Write out each line word for word. Drop pictures.

▶ Given information
____________________

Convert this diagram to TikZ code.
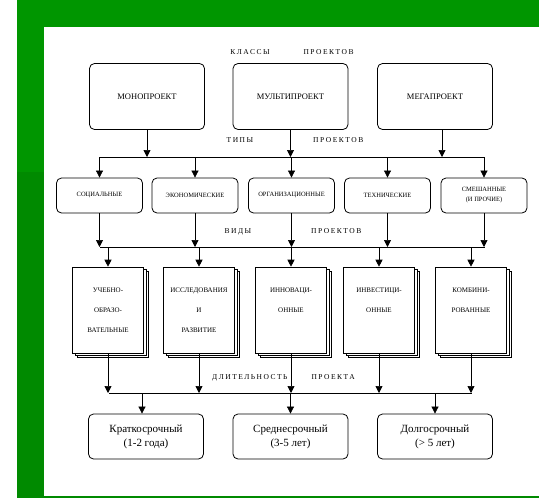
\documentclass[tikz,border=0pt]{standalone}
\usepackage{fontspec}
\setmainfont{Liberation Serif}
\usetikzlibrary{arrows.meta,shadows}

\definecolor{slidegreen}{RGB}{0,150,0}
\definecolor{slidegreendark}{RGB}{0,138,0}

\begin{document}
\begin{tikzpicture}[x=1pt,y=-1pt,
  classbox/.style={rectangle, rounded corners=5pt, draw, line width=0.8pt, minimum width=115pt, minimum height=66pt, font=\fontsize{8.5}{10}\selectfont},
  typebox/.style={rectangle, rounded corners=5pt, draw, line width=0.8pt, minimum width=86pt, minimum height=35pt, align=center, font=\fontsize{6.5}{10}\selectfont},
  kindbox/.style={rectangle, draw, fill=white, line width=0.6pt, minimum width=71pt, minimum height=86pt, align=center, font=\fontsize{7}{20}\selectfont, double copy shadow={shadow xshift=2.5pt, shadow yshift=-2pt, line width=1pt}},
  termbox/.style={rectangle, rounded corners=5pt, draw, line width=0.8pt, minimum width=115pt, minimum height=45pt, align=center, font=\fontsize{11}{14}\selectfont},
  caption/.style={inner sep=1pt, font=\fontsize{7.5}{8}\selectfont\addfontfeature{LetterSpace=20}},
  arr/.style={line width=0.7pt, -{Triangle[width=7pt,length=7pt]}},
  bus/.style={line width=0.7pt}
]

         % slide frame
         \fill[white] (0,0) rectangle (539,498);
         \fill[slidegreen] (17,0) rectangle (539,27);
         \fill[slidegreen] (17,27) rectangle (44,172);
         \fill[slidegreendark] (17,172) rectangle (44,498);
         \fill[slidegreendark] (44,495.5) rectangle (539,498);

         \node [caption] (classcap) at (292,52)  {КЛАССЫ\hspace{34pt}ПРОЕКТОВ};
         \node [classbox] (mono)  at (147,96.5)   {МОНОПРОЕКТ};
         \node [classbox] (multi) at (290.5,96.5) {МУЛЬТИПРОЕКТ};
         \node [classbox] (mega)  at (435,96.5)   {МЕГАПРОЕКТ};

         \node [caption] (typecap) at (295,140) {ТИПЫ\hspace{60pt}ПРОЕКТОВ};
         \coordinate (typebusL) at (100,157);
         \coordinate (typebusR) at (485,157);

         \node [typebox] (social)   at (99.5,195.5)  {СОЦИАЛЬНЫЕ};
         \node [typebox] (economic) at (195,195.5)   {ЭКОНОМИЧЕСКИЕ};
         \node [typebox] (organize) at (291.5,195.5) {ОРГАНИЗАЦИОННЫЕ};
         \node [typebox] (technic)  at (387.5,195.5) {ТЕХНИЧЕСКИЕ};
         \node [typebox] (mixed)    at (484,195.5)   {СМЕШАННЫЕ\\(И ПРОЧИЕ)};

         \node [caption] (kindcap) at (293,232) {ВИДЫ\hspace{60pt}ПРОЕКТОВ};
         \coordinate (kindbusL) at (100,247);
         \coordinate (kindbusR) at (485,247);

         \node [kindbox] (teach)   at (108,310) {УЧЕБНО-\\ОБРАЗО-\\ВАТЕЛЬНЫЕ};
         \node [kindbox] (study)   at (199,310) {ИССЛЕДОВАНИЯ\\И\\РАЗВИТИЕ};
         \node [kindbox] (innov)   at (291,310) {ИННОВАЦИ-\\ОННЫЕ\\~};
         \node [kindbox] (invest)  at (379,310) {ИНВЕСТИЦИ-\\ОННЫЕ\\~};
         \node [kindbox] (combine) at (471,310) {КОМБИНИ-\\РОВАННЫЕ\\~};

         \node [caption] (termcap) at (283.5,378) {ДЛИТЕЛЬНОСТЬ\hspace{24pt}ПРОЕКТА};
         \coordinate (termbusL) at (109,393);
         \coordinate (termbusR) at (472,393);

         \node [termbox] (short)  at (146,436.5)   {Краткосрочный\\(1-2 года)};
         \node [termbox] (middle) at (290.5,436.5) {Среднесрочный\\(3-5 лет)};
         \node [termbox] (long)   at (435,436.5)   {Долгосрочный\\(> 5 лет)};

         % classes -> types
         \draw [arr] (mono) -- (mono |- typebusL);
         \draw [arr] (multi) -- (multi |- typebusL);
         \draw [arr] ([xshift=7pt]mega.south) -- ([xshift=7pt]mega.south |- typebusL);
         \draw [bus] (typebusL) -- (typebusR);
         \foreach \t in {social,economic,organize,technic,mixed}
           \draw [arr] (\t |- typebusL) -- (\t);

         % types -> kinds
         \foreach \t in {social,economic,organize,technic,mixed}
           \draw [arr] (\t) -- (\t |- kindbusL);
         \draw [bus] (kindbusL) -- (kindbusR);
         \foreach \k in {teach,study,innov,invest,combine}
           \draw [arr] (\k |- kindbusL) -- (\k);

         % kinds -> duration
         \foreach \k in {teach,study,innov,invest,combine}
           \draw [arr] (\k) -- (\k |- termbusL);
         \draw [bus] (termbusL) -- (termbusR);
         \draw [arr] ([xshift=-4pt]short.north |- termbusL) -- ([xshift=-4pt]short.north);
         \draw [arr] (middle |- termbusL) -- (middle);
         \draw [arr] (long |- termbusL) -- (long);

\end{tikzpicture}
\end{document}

____________________

▶ Answer to this task
Convert this diagram to TikZ code.
\documentclass[tikz,border=0pt]{standalone}
\usepackage{fontspec}
\setmainfont{Liberation Serif}
\usetikzlibrary{arrows.meta,shadows}

\definecolor{slidegreen}{RGB}{0,150,0}
\definecolor{slidegreendark}{RGB}{0,138,0}

\begin{document}
\begin{tikzpicture}[x=1pt,y=-1pt,
  classbox/.style={rectangle, rounded corners=5pt, draw, line width=0.8pt, minimum width=115pt, minimum height=66pt, font=\fontsize{8.5}{10}\selectfont},
  typebox/.style={rectangle, rounded corners=5pt, draw, line width=0.8pt, minimum width=86pt, minimum height=35pt, align=center, font=\fontsize{6.5}{10}\selectfont},
  kindbox/.style={rectangle, draw, fill=white, line width=0.6pt, minimum width=71pt, minimum height=86pt, align=center, font=\fontsize{7}{20}\selectfont, double copy shadow={shadow xshift=2.5pt, shadow yshift=-2pt, line width=1pt}},
  termbox/.style={rectangle, rounded corners=5pt, draw, line width=0.8pt, minimum width=115pt, minimum height=45pt, align=center, font=\fontsize{11}{14}\selectfont},
  caption/.style={inner sep=1pt, font=\fontsize{7.5}{8}\selectfont\addfontfeature{LetterSpace=20}},
  arr/.style={line width=0.7pt, -{Triangle[width=7pt,length=7pt]}},
  bus/.style={line width=0.7pt}
]

         % slide frame
         \fill[white] (0,0) rectangle (539,498);
         \fill[slidegreen] (17,0) rectangle (539,27);
         \fill[slidegreen] (17,27) rectangle (44,172);
         \fill[slidegreendark] (17,172) rectangle (44,498);
         \fill[slidegreendark] (44,495.5) rectangle (539,498);

         \node [caption] (classcap) at (292,52)  {КЛАССЫ\hspace{34pt}ПРОЕКТОВ};
         \node [classbox] (mono)  at (147,96.5)   {МОНОПРОЕКТ};
         \node [classbox] (multi) at (290.5,96.5) {МУЛЬТИПРОЕКТ};
         \node [classbox] (mega)  at (435,96.5)   {МЕГАПРОЕКТ};

         \node [caption] (typecap) at (295,140) {ТИПЫ\hspace{60pt}ПРОЕКТОВ};
         \coordinate (typebusL) at (100,157);
         \coordinate (typebusR) at (485,157);

         \node [typebox] (social)   at (99.5,195.5)  {СОЦИАЛЬНЫЕ};
         \node [typebox] (economic) at (195,195.5)   {ЭКОНОМИЧЕСКИЕ};
         \node [typebox] (organize) at (291.5,195.5) {ОРГАНИЗАЦИОННЫЕ};
         \node [typebox] (technic)  at (387.5,195.5) {ТЕХНИЧЕСКИЕ};
         \node [typebox] (mixed)    at (484,195.5)   {СМЕШАННЫЕ\\(И ПРОЧИЕ)};

         \node [caption] (kindcap) at (293,232) {ВИДЫ\hspace{60pt}ПРОЕКТОВ};
         \coordinate (kindbusL) at (100,247);
         \coordinate (kindbusR) at (485,247);

         \node [kindbox] (teach)   at (108,310) {УЧЕБНО-\\ОБРАЗО-\\ВАТЕЛЬНЫЕ};
         \node [kindbox] (study)   at (199,310) {ИССЛЕДОВАНИЯ\\И\\РАЗВИТИЕ};
         \node [kindbox] (innov)   at (291,310) {ИННОВАЦИ-\\ОННЫЕ\\~};
         \node [kindbox] (invest)  at (379,310) {ИНВЕСТИЦИ-\\ОННЫЕ\\~};
         \node [kindbox] (combine) at (471,310) {КОМБИНИ-\\РОВАННЫЕ\\~};

         \node [caption] (termcap) at (283.5,378) {ДЛИТЕЛЬНОСТЬ\hspace{24pt}ПРОЕКТА};
         \coordinate (termbusL) at (109,393);
         \coordinate (termbusR) at (472,393);

         \node [termbox] (short)  at (146,436.5)   {Краткосрочный\\(1-2 года)};
         \node [termbox] (middle) at (290.5,436.5) {Среднесрочный\\(3-5 лет)};
         \node [termbox] (long)   at (435,436.5)   {Долгосрочный\\(> 5 лет)};

         % classes -> types
         \draw [arr] (mono) -- (mono |- typebusL);
         \draw [arr] (multi) -- (multi |- typebusL);
         \draw [arr] ([xshift=7pt]mega.south) -- ([xshift=7pt]mega.south |- typebusL);
         \draw [bus] (typebusL) -- (typebusR);
         \foreach \t in {social,economic,organize,technic,mixed}
           \draw [arr] (\t |- typebusL) -- (\t);

         % types -> kinds
         \foreach \t in {social,economic,organize,technic,mixed}
           \draw [arr] (\t) -- (\t |- kindbusL);
         \draw [bus] (kindbusL) -- (kindbusR);
         \foreach \k in {teach,study,innov,invest,combine}
           \draw [arr] (\k |- kindbusL) -- (\k);

         % kinds -> duration
         \foreach \k in {teach,study,innov,invest,combine}
           \draw [arr] (\k) -- (\k |- termbusL);
         \draw [bus] (termbusL) -- (termbusR);
         \draw [arr] ([xshift=-4pt]short.north |- termbusL) -- ([xshift=-4pt]short.north);
         \draw [arr] (middle |- termbusL) -- (middle);
         \draw [arr] (long |- termbusL) -- (long);

\end{tikzpicture}
\end{document}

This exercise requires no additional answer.